Given task
Repeat the lines below exactly as they appear, but leave out the images.

Recorded data
+--
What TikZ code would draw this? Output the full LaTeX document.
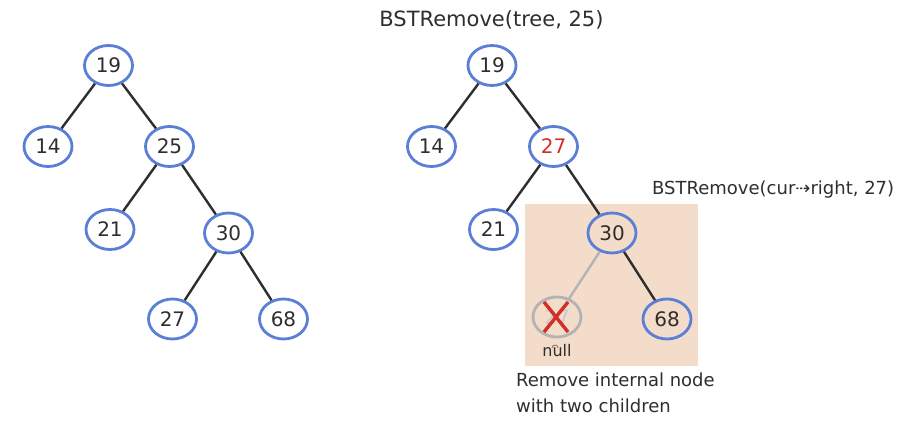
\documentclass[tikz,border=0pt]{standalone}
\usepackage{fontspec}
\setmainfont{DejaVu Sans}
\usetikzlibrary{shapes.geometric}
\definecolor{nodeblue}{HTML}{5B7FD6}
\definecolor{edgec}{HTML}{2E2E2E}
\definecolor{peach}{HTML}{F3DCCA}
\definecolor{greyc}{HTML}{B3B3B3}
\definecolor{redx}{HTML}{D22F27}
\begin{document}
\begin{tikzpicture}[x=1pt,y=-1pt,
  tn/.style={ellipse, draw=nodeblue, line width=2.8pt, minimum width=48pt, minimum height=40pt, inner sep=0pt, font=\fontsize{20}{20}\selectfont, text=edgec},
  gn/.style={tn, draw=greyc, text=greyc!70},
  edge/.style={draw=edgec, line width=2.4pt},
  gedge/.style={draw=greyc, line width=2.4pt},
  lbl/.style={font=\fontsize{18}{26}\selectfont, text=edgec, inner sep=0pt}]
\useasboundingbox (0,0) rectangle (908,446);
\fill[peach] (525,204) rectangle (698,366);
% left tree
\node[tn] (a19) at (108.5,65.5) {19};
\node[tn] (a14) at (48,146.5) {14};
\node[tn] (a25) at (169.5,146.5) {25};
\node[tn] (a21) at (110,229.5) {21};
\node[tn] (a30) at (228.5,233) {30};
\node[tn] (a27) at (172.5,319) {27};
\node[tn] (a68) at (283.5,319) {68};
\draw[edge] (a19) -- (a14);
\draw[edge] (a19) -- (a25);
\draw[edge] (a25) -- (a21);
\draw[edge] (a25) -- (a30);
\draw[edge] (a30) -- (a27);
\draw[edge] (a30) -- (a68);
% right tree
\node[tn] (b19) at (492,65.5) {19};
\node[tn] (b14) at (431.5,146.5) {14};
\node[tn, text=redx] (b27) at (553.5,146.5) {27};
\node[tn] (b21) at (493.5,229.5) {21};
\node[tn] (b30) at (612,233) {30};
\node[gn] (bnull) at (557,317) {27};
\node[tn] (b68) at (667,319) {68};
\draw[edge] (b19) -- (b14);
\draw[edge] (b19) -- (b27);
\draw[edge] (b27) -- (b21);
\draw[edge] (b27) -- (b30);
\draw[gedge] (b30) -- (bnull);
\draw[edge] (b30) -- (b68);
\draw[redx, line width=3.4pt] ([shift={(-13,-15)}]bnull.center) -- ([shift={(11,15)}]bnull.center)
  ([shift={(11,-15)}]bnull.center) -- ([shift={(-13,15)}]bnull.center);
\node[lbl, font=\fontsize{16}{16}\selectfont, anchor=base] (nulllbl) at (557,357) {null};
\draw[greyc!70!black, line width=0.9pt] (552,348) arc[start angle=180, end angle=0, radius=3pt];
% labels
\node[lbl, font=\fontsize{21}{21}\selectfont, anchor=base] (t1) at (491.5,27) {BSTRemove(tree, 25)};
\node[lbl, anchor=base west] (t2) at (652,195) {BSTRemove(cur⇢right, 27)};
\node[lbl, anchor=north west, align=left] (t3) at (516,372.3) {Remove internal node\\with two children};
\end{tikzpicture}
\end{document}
+--
Solved problem
What TikZ code would draw this? Output the full LaTeX document.
\documentclass[tikz,border=0pt]{standalone}
\usepackage{fontspec}
\setmainfont{DejaVu Sans}
\usetikzlibrary{shapes.geometric}
\definecolor{nodeblue}{HTML}{5B7FD6}
\definecolor{edgec}{HTML}{2E2E2E}
\definecolor{peach}{HTML}{F3DCCA}
\definecolor{greyc}{HTML}{B3B3B3}
\definecolor{redx}{HTML}{D22F27}
\begin{document}
\begin{tikzpicture}[x=1pt,y=-1pt,
  tn/.style={ellipse, draw=nodeblue, line width=2.8pt, minimum width=48pt, minimum height=40pt, inner sep=0pt, font=\fontsize{20}{20}\selectfont, text=edgec},
  gn/.style={tn, draw=greyc, text=greyc!70},
  edge/.style={draw=edgec, line width=2.4pt},
  gedge/.style={draw=greyc, line width=2.4pt},
  lbl/.style={font=\fontsize{18}{26}\selectfont, text=edgec, inner sep=0pt}]
\useasboundingbox (0,0) rectangle (908,446);
\fill[peach] (525,204) rectangle (698,366);
% left tree
\node[tn] (a19) at (108.5,65.5) {19};
\node[tn] (a14) at (48,146.5) {14};
\node[tn] (a25) at (169.5,146.5) {25};
\node[tn] (a21) at (110,229.5) {21};
\node[tn] (a30) at (228.5,233) {30};
\node[tn] (a27) at (172.5,319) {27};
\node[tn] (a68) at (283.5,319) {68};
\draw[edge] (a19) -- (a14);
\draw[edge] (a19) -- (a25);
\draw[edge] (a25) -- (a21);
\draw[edge] (a25) -- (a30);
\draw[edge] (a30) -- (a27);
\draw[edge] (a30) -- (a68);
% right tree
\node[tn] (b19) at (492,65.5) {19};
\node[tn] (b14) at (431.5,146.5) {14};
\node[tn, text=redx] (b27) at (553.5,146.5) {27};
\node[tn] (b21) at (493.5,229.5) {21};
\node[tn] (b30) at (612,233) {30};
\node[gn] (bnull) at (557,317) {27};
\node[tn] (b68) at (667,319) {68};
\draw[edge] (b19) -- (b14);
\draw[edge] (b19) -- (b27);
\draw[edge] (b27) -- (b21);
\draw[edge] (b27) -- (b30);
\draw[gedge] (b30) -- (bnull);
\draw[edge] (b30) -- (b68);
\draw[redx, line width=3.4pt] ([shift={(-13,-15)}]bnull.center) -- ([shift={(11,15)}]bnull.center)
  ([shift={(11,-15)}]bnull.center) -- ([shift={(-13,15)}]bnull.center);
\node[lbl, font=\fontsize{16}{16}\selectfont, anchor=base] (nulllbl) at (557,357) {null};
\draw[greyc!70!black, line width=0.9pt] (552,348) arc[start angle=180, end angle=0, radius=3pt];
% labels
\node[lbl, font=\fontsize{21}{21}\selectfont, anchor=base] (t1) at (491.5,27) {BSTRemove(tree, 25)};
\node[lbl, anchor=base west] (t2) at (652,195) {BSTRemove(cur⇢right, 27)};
\node[lbl, anchor=north west, align=left] (t3) at (516,372.3) {Remove internal node\\with two children};
\end{tikzpicture}
\end{document}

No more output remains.